** BEGIN **
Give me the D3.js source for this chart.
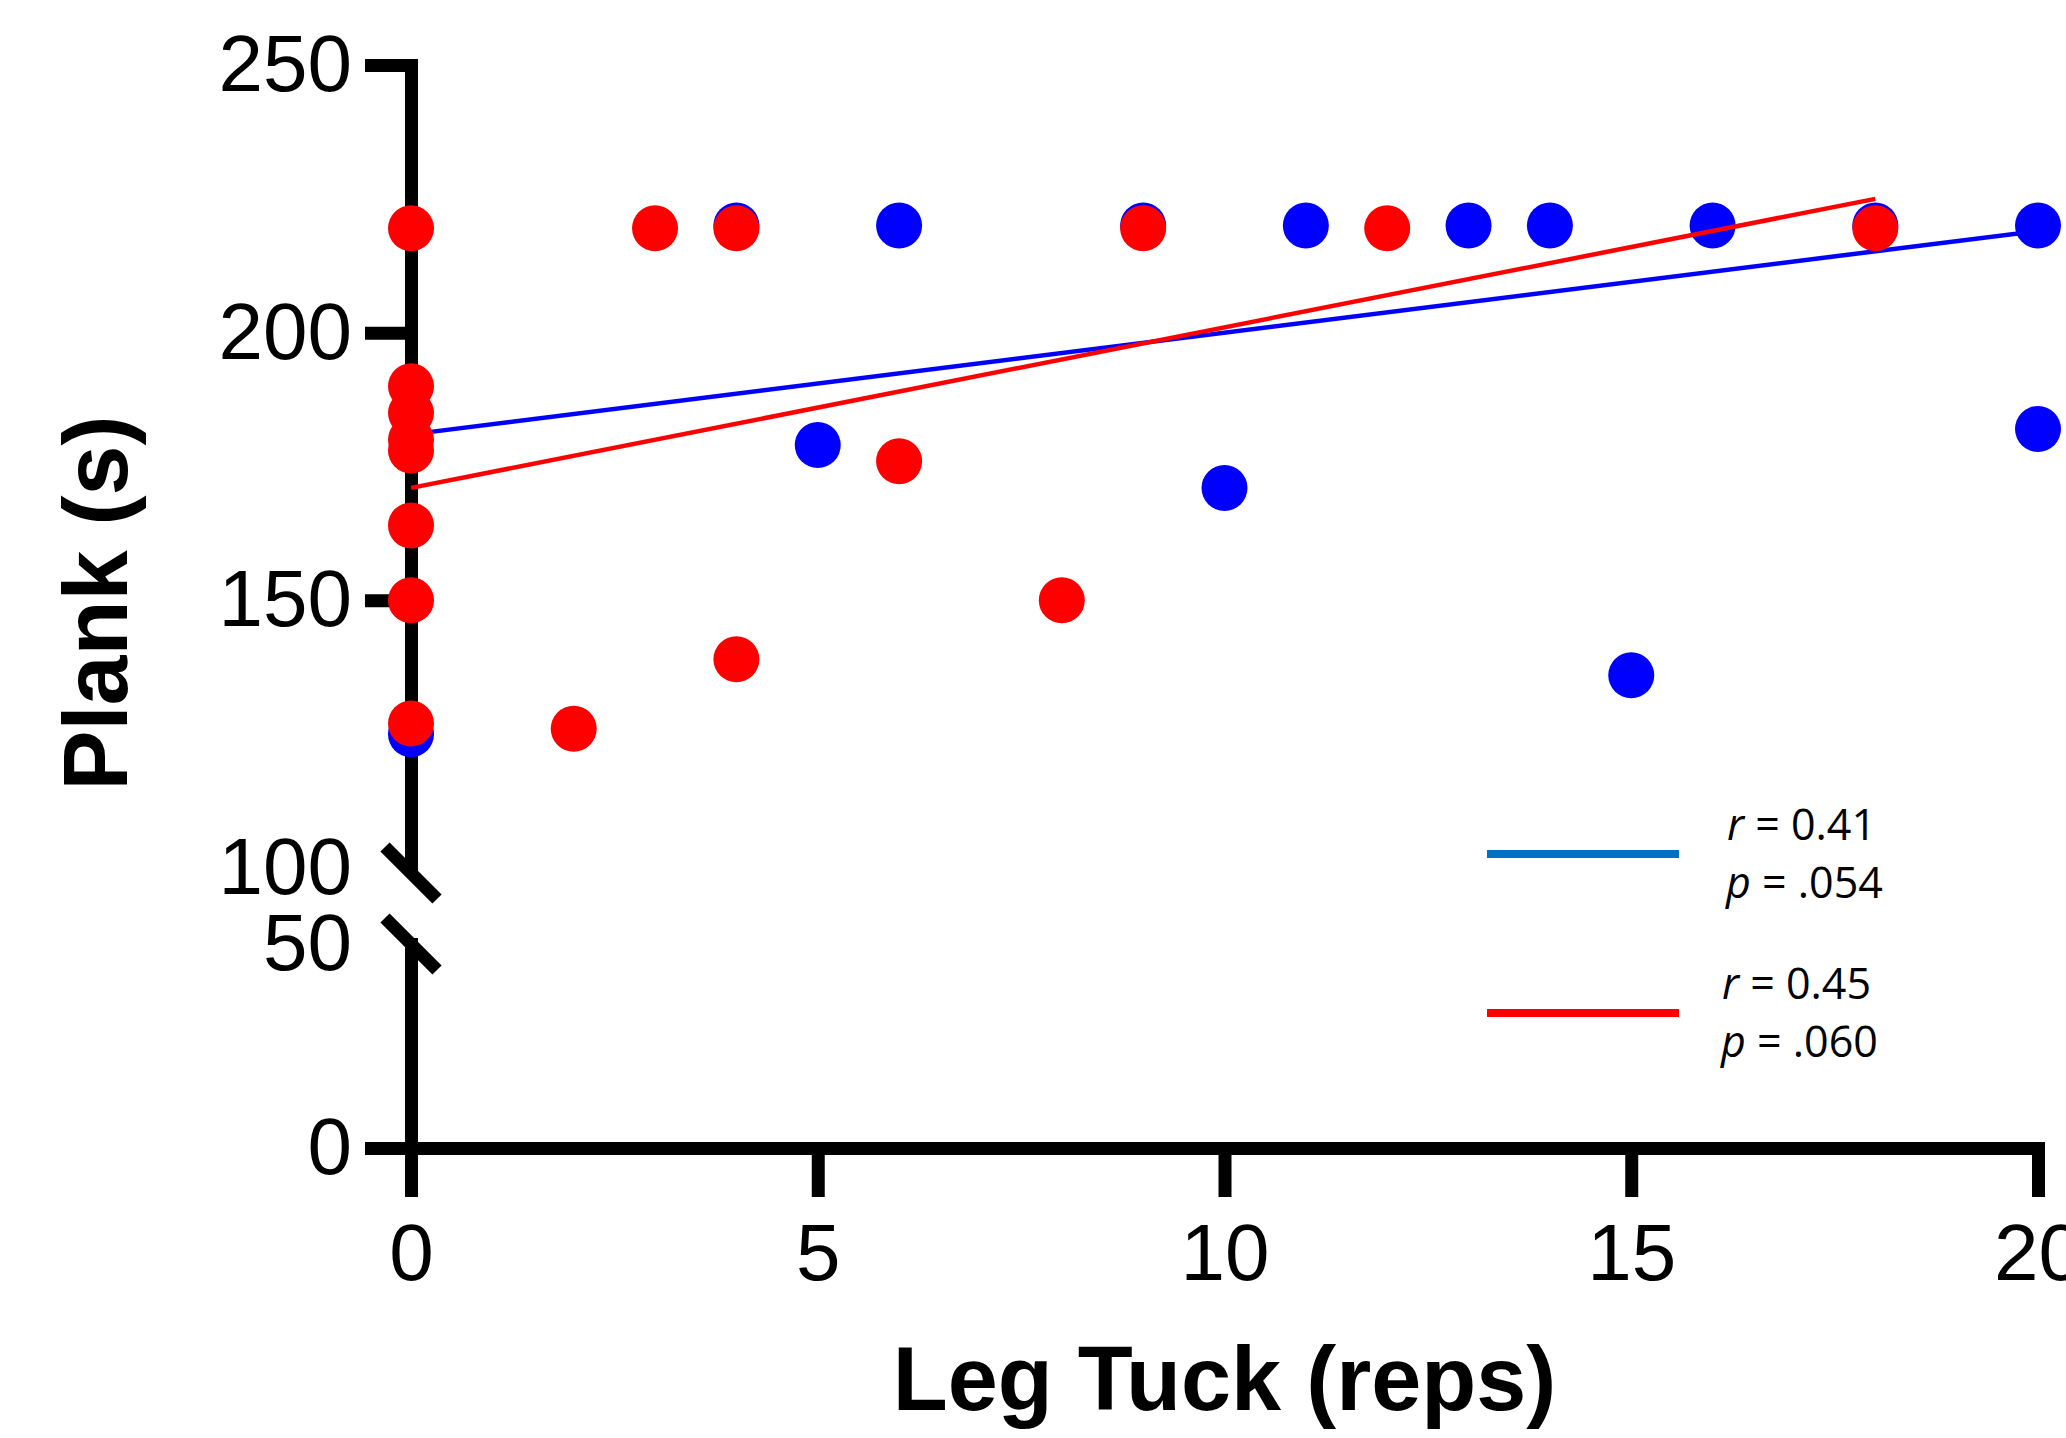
<!DOCTYPE html>
<html>
<head>
<meta charset="utf-8">
<script src="https://cdn.jsdelivr.net/npm/d3@7"></script>
<style>
  body { margin: 0; background: #fff; }
  #root { width: 2066px; height: 1438px; overflow: hidden; }
</style>
</head>
<body>
<div id="root"></div>
<script>
// DATA
const blueX = [0, 4, 5, 6, 9, 10, 11, 13, 14, 15, 16, 18, 20, 20];
const blueY = [125, 220, 179, 220, 220, 171, 220, 220, 220, 136, 220, 220, 220, 182];
const redX = [0, 0, 0, 0, 0, 0, 0, 0, 2, 3, 4, 4, 6, 8, 9, 12, 18];
const redY = [219.5, 190, 185, 180, 178, 164, 150, 127, 126, 219.5, 219.5, 139, 176, 150, 219.5, 219.5, 219.5];

// fitted lines, [x, y] at each end
const blueFit = [[0, 181], [20, 219]];
const redFit = [[0, 171], [18, 225]];

const xTicks = [0, 5, 10, 15, 20];
const yTicksUpper = [100, 150, 200, 250];
const yTicksLower = [0, 50];

const statR = ['0.41', '0.45'];
const statP = ['.054', '.060'];
const legendColors = ['#0070C0', '#FF0000'];

buildGraph();

function buildGraph() {
    const w = 2066;
    const h = 1438;

    const svg = d3.select('#root')
        .append('svg')
        .attr('width', w)
        .attr('height', h);

    // -- scales (y axis is broken between 50 and 100)
    const x = d3.scaleLinear().domain([0, 20]).range([411, 2038]);
    const yUp = d3.scaleLinear().domain([100, 250]).range([868, 65]);
    const yLow = d3.scaleLinear().domain([0, 50]).range([1148, 944]);

    const axisFont = "'Liberation Sans', Arial, sans-serif";

    // Y axis, upper part
    const gUp = svg.append('g')
        .attr('transform', `translate(${x(0)},0)`)
        .call(d3.axisLeft(yUp).tickValues(yTicksUpper).tickSize(46).tickSizeOuter(0).tickPadding(13));

    // Y axis, lower part
    const gLow = svg.append('g')
        .attr('transform', `translate(${x(0)},0)`)
        .call(d3.axisLeft(yLow).tickValues(yTicksLower).tickSize(46).tickSizeOuter(0).tickPadding(13));

    // X axis
    const gX = svg.append('g')
        .attr('transform', `translate(0,${yLow(0)})`)
        .call(d3.axisBottom(x).tickValues(xTicks).tickSize(49).tickSizeOuter(0).tickPadding(26));

    [gUp, gLow, gX].forEach(g => {
        g.select('.domain')
            .attr('stroke', '#000')
            .attr('stroke-width', 13)
            .attr('stroke-linecap', 'square');
        g.selectAll('.tick line')
            .attr('stroke', '#000')
            .attr('stroke-width', 13);
        g.selectAll('.tick text')
            .attr('fill', '#000')
            .style('font-family', axisFont)
            .style('font-size', '80px');
    });

    // no tick at the break values, the break marks go there instead
    gUp.selectAll('.tick').filter(d => d === 100).select('line').remove();
    gLow.selectAll('.tick').filter(d => d === 50).select('line').remove();

    // break marks
    [yUp(100) + 5, yLow(50)].forEach(yy => {
        svg.append('line')
            .attr('x1', x(0) - 26)
            .attr('y1', yy - 26)
            .attr('x2', x(0) + 26)
            .attr('y2', yy + 26)
            .attr('stroke', '#000')
            .attr('stroke-width', 13);
    });

    // points and fit lines
    const r = 23;
    svg.append('g').selectAll('circle')
        .data(blueX)
        .enter()
        .append('circle')
        .attr('cx', d => x(d))
        .attr('cy', (d, i) => yUp(blueY[i]))
        .attr('r', r)
        .attr('fill', '#0000FF');

    const line = d3.line().x(d => x(d[0])).y(d => yUp(d[1]));
    svg.append('path')
        .attr('d', line(blueFit))
        .attr('fill', 'none')
        .attr('stroke', '#0000FF')
        .attr('stroke-width', 4.5);
    svg.append('path')
        .attr('d', line(redFit))
        .attr('fill', 'none')
        .attr('stroke', '#FF0000')
        .attr('stroke-width', 4.5);

    svg.append('g').selectAll('circle')
        .data(redX)
        .enter()
        .append('circle')
        .attr('cx', d => x(d))
        .attr('cy', (d, i) => yUp(redY[i]))
        .attr('r', r)
        .attr('fill', '#FF0000');

    // axis titles
    svg.append('text')
        .attr('text-anchor', 'middle')
        .attr('transform', 'translate(127,603)rotate(-90)')
        .style('font-family', axisFont)
        .style('font-weight', 'bold')
        .style('font-size', '90px')
        .text('Plank (s)');

    svg.append('text')
        .attr('text-anchor', 'middle')
        .attr('x', x(10))
        .attr('y', 1410)
        .style('font-family', axisFont)
        .style('font-weight', 'bold')
        .style('font-size', '90px')
        .text('Leg Tuck (reps)');

    // legend
    const legY = [854, 1013];
    legendColors.forEach((c, i) => {
        svg.append('line')
            .attr('x1', 1487)
            .attr('x2', 1679)
            .attr('y1', legY[i])
            .attr('y2', legY[i])
            .attr('stroke', c)
            .attr('stroke-width', 8);

        const tx = 1727 - i * 5;
        const t1 = svg.append('text')
            .attr('x', tx)
            .attr('y', legY[i] - 14)
            .style('font-family', "'Open Sans', sans-serif")
            .style('font-size', '43px');
        t1.append('tspan').style('font-style', 'italic').text('r');
        t1.append('tspan').text(' = ' + statR[i]);

        const t2 = svg.append('text')
            .attr('x', tx - 1)
            .attr('y', legY[i] + 44)
            .style('font-family', "'Open Sans', sans-serif")
            .style('font-size', '43px');
        t2.append('tspan').style('font-style', 'italic').text('p');
        t2.append('tspan').text(' = ' + statP[i]);
    });
}
</script>
</body>
</html>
** END **
§ **WHAT YOU SHOULD DO**
Starting with the first line of the data above and ending with the line containing "219.5, 219.5, 219.5];", please restate every line exactly, leaving images out.

§ **THE RESULT**
Give me the D3.js source for this chart.
<!DOCTYPE html>
<html>
<head>
<meta charset="utf-8">
<script src="https://cdn.jsdelivr.net/npm/d3@7"></script>
<style>
  body { margin: 0; background: #fff; }
  #root { width: 2066px; height: 1438px; overflow: hidden; }
</style>
</head>
<body>
<div id="root"></div>
<script>
// DATA
const blueX = [0, 4, 5, 6, 9, 10, 11, 13, 14, 15, 16, 18, 20, 20];
const blueY = [125, 220, 179, 220, 220, 171, 220, 220, 220, 136, 220, 220, 220, 182];
const redX = [0, 0, 0, 0, 0, 0, 0, 0, 2, 3, 4, 4, 6, 8, 9, 12, 18];
const redY = [219.5, 190, 185, 180, 178, 164, 150, 127, 126, 219.5, 219.5, 139, 176, 150, 219.5, 219.5, 219.5];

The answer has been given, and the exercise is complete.